>> START Entries
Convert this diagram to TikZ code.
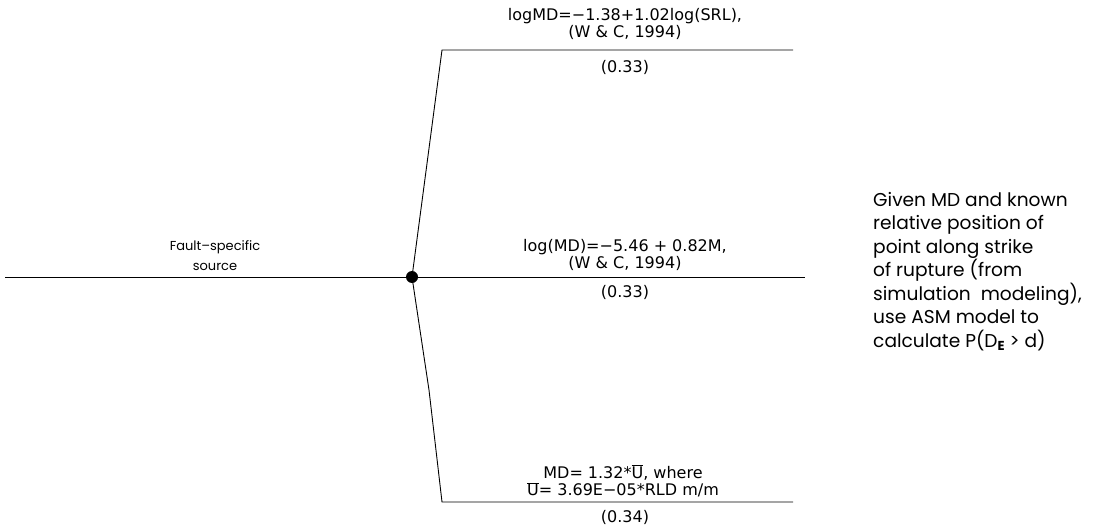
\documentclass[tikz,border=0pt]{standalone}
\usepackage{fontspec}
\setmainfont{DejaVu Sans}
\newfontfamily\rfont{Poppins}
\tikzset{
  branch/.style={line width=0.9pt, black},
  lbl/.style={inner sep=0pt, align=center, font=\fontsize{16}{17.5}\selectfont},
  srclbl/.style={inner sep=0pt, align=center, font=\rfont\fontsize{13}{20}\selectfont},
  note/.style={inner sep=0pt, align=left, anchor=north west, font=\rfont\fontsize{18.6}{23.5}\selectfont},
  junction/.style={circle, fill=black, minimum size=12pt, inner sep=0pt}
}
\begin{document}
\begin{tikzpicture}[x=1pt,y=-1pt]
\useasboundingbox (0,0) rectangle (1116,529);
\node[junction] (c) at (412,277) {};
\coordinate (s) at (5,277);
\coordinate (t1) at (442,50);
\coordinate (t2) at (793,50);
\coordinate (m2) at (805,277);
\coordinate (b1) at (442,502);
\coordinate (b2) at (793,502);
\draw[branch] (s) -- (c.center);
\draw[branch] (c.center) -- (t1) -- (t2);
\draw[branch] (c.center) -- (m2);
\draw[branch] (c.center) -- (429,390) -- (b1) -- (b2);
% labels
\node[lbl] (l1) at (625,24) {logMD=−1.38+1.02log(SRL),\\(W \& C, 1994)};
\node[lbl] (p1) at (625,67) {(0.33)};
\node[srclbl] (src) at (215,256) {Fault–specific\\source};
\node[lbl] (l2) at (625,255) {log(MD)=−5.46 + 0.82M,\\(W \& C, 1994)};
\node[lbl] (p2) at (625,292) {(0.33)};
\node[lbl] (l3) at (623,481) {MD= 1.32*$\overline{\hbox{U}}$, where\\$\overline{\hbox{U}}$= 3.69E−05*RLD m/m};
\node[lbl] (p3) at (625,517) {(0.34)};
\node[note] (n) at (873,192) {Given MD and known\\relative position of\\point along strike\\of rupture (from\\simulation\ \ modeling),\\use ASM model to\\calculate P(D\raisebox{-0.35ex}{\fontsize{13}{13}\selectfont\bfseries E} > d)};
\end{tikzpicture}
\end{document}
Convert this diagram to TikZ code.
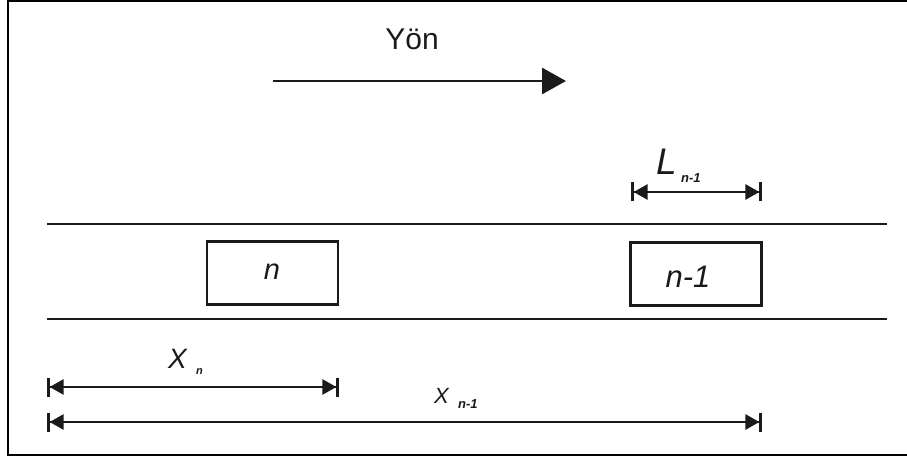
>> END Entries
Aim: Leave the pictures out and reproduce all of the records exactly.

Full response:
Convert this diagram to TikZ code.
\documentclass[tikz,border=0pt]{standalone}
\usepackage{fontspec}
\setmainfont{DejaVu Sans}
\newfontfamily\rfont{Poppins}
\tikzset{
  branch/.style={line width=0.9pt, black},
  lbl/.style={inner sep=0pt, align=center, font=\fontsize{16}{17.5}\selectfont},
  srclbl/.style={inner sep=0pt, align=center, font=\rfont\fontsize{13}{20}\selectfont},
  note/.style={inner sep=0pt, align=left, anchor=north west, font=\rfont\fontsize{18.6}{23.5}\selectfont},
  junction/.style={circle, fill=black, minimum size=12pt, inner sep=0pt}
}
\begin{document}
\begin{tikzpicture}[x=1pt,y=-1pt]
\useasboundingbox (0,0) rectangle (1116,529);
\node[junction] (c) at (412,277) {};
\coordinate (s) at (5,277);
\coordinate (t1) at (442,50);
\coordinate (t2) at (793,50);
\coordinate (m2) at (805,277);
\coordinate (b1) at (442,502);
\coordinate (b2) at (793,502);
\draw[branch] (s) -- (c.center);
\draw[branch] (c.center) -- (t1) -- (t2);
\draw[branch] (c.center) -- (m2);
\draw[branch] (c.center) -- (429,390) -- (b1) -- (b2);
% labels
\node[lbl] (l1) at (625,24) {logMD=−1.38+1.02log(SRL),\\(W \& C, 1994)};
\node[lbl] (p1) at (625,67) {(0.33)};
\node[srclbl] (src) at (215,256) {Fault–specific\\source};
\node[lbl] (l2) at (625,255) {log(MD)=−5.46 + 0.82M,\\(W \& C, 1994)};
\node[lbl] (p2) at (625,292) {(0.33)};
\node[lbl] (l3) at (623,481) {MD= 1.32*$\overline{\hbox{U}}$, where\\$\overline{\hbox{U}}$= 3.69E−05*RLD m/m};
\node[lbl] (p3) at (625,517) {(0.34)};
\node[note] (n) at (873,192) {Given MD and known\\relative position of\\point along strike\\of rupture (from\\simulation\ \ modeling),\\use ASM model to\\calculate P(D\raisebox{-0.35ex}{\fontsize{13}{13}\selectfont\bfseries E} > d)};
\end{tikzpicture}
\end{document}
Convert this diagram to TikZ code.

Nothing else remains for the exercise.